BERT And People using LLMs for the first time
Following the Transformer breakthrough, Google introduced BERT (Bidirectional Encoder Representations from Transformers) in 2018. Before BERT, models mostly read text in a single direction, usually from left to right. BERT changed this by reading the entire sequence of words at once, in both directions. This means that it looked at the words that came before and after a specific word to fully grasp its true context. This bidirectional approach made BERT incredibly good at understanding the intent behind complex or conversational phrases.
In late 2019, Google integrated BERT into its core search engine. This was a massive milestone because Google Search could actually understand the difference between the nuances of prepositions like "to" or "for" in search queries rather than just blindly matching keywords.
Because of this Search Integration, BERT was technically the first large language model (though it is not that large compared to modern LLMs) that the masses used on a daily basis. Billions of people were suddenly interacting with an LLM everyday, even if they had no idea that they were using one !!!
OpenAI's Early Experiments and The Birth of the GPT Series
While Google was using the Transformer architecture to look into both directions with BERT,OpenAI decided to take a different route. Instead of focusing just on understanding the text, they wanted to focus on generation. They built a model that read text strictly from left to right, with one simple goal, predicting the next word.
This led to the creation of the first Generative Pretrained Transformer or GPT-1 in 2018. The idea was to pre train the model on a massive amount of text so that it could learn the patterns of human language and then, from its understanding, could complete the given sentence.
Things really started getting interesting in 2019 with the release of GPT-2. OpenAI realized that making models bigger and training them on larger datasets could make it significantly better. This realisation has shaped how AI development takes place for the next couple of years.

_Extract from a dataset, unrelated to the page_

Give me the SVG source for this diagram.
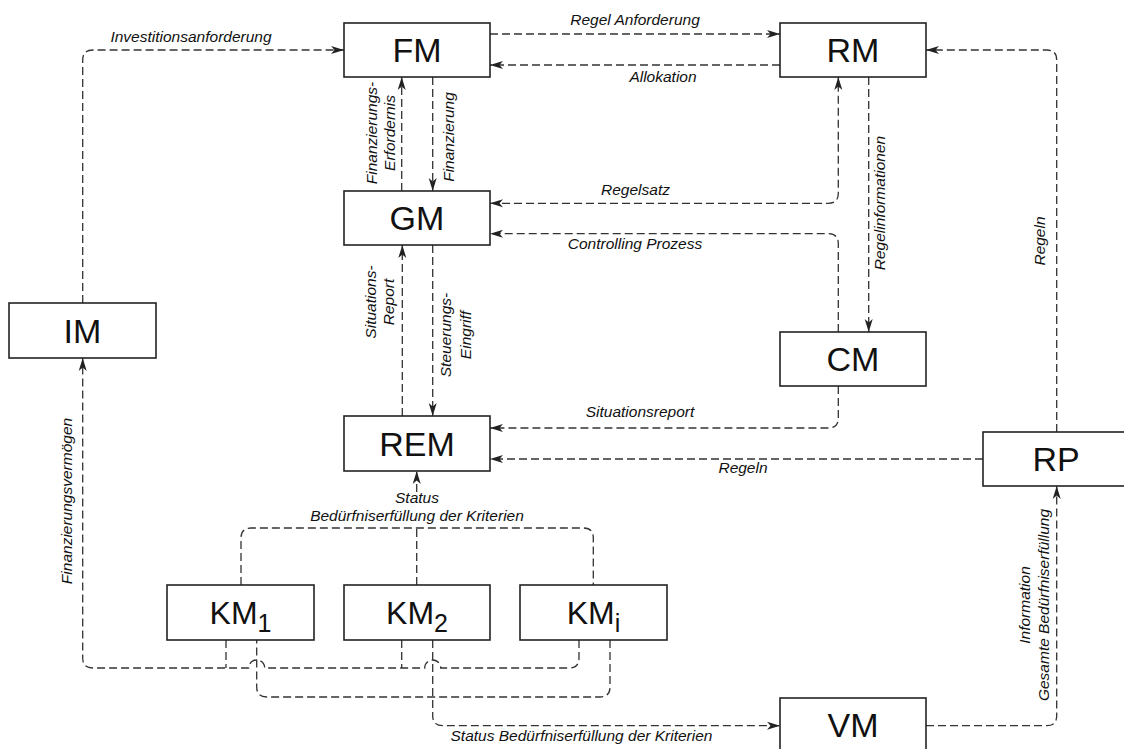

Because of this scale, GPT-2 was suddenly capable of generating coherent, multi paragraph text. It could write realistic sounding (though mostly absurd by common sense) essays, stories and even news articles from a simple starting prompt. This was also around the time when I started exploring about LLMs. I remember looking at that unicorn example (a news article that said how unicorns are real) written by GPT-2 and generating a few funny text myself. OpenAI back then refused to release it to the world initially because they were worried that it would mass produce spam and fake news.
Around this same time, researchers noticed something else that was entirely unexpected. By simply scaling up this next word predictor model and feeding more data into it, the model started learning things it was never explicitly programmed to do. For instance, they realised that the model could perform basic math and even translate between languages, just by predicting what should logically come next in a sequence !!! This discovery of "emergent abilities" proved that simply scaling up could lead to surprisingly advanced capabilities.